The election and voting rights package has been stalled in the evenly split 50-50 Senate, blocked by a Republican-led filibuster with Democrats unable to mount the 60 votes needed to advance it toward passage.

So far Democrats have been unable to agree among themselves over potential changes to the Senate rules to reduce the 60-vote hurdle, despite months of private negotiations.

Two holdout Democrats, Sens. Joe Manchin of West Virginia and Kyrsten Sinema of Arizona, have tried to warn their party off changes to the Senate rules, arguing that if and when Republicans take majority control of the chamber they can then use the lower voting threshold to advance bills Democrats strongly oppose.

President Joe Biden has waded only cautiously into the debate — a former longtime senator who largely stands by existing rules but is also under enormous political pressure to break the logjam on the voting legislation.

Voting rights advocates warn that Republican-led states are passing restrictive legislation and trying to install election officials loyal to the former President, Donald Trump, in ways that could subvert future elections.

Trump urged his followers last Jan. 6 to “fight like hell” for his presidency, and a mob stormed the Capitol trying to stop Congress from certifying the state election tallies for Biden. It was the worst domestic attack on a seat of government in U.S. history.

How the Senate filibuster rules would be changed remains under discussion.

It seems certain that a full-scale end of the filibuster is out of reach for Democrats. Changing the rules would need all 50 votes, and Manchin and Sinema have made it clear they are unwilling to go that far.

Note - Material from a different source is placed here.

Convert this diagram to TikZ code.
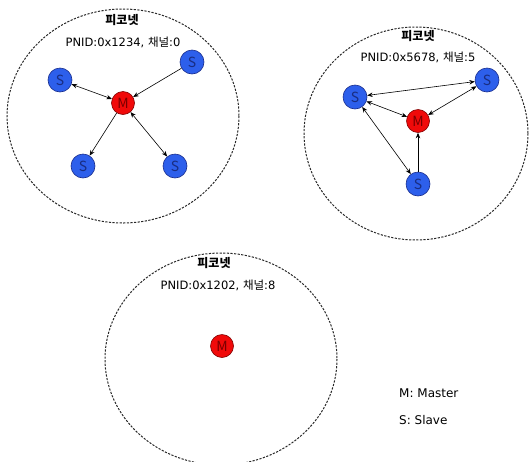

Senators are wary of a sweeping overhaul after seeing the fallout that came from Democrats ending the filibuster for some judicial and executive branch nominees. Once Republicans took power, Sen. Mitch McConnell, the GOP leader, did away with the filibuster for Supreme Court nominations — ushering three Trump-picked conservative justices to the high court.

But despite their reluctance on major filibuster changes, Manchin and Sinema both support the election legislation. In fact, Manchin helped craft the latest package in an unsuccessful effort to win Republican support. Now the two Democrats’ colleagues are working on ways to change the filibuster so at least this legislation could pass.

Private talks with senators have been underway for weeks and continued during the holiday break.

Ideas include forcing senators to hold the floor, old-fashioned style, rather than simply raise their filibuster objections — a scene that would have echoes of the 1950s and 1960s when Southern segregationists filibustered civil rights legislation.

Other ideas are also being considered, and some Democrats have noted that Sinema has mentioned she is open to hearing the arguments as part of a full debate.

Republicans are so worried Democrats will end the filibuster that McConnell has taken other actions to try to keep Manchin and Sinema close so they don’t join the rest of their party in making any drastic changes.

One Republican, Sen. Mike Lee of Utah, argued on Monday that ending the filibuster would turn the Senate into a “Lord of the Flies”-style institution where majority rules, no matter what.

“It is absurd and dangerous to the institution itself,” said Lee in a statement. He said Schumer and his “disastrous plan” must be stopped.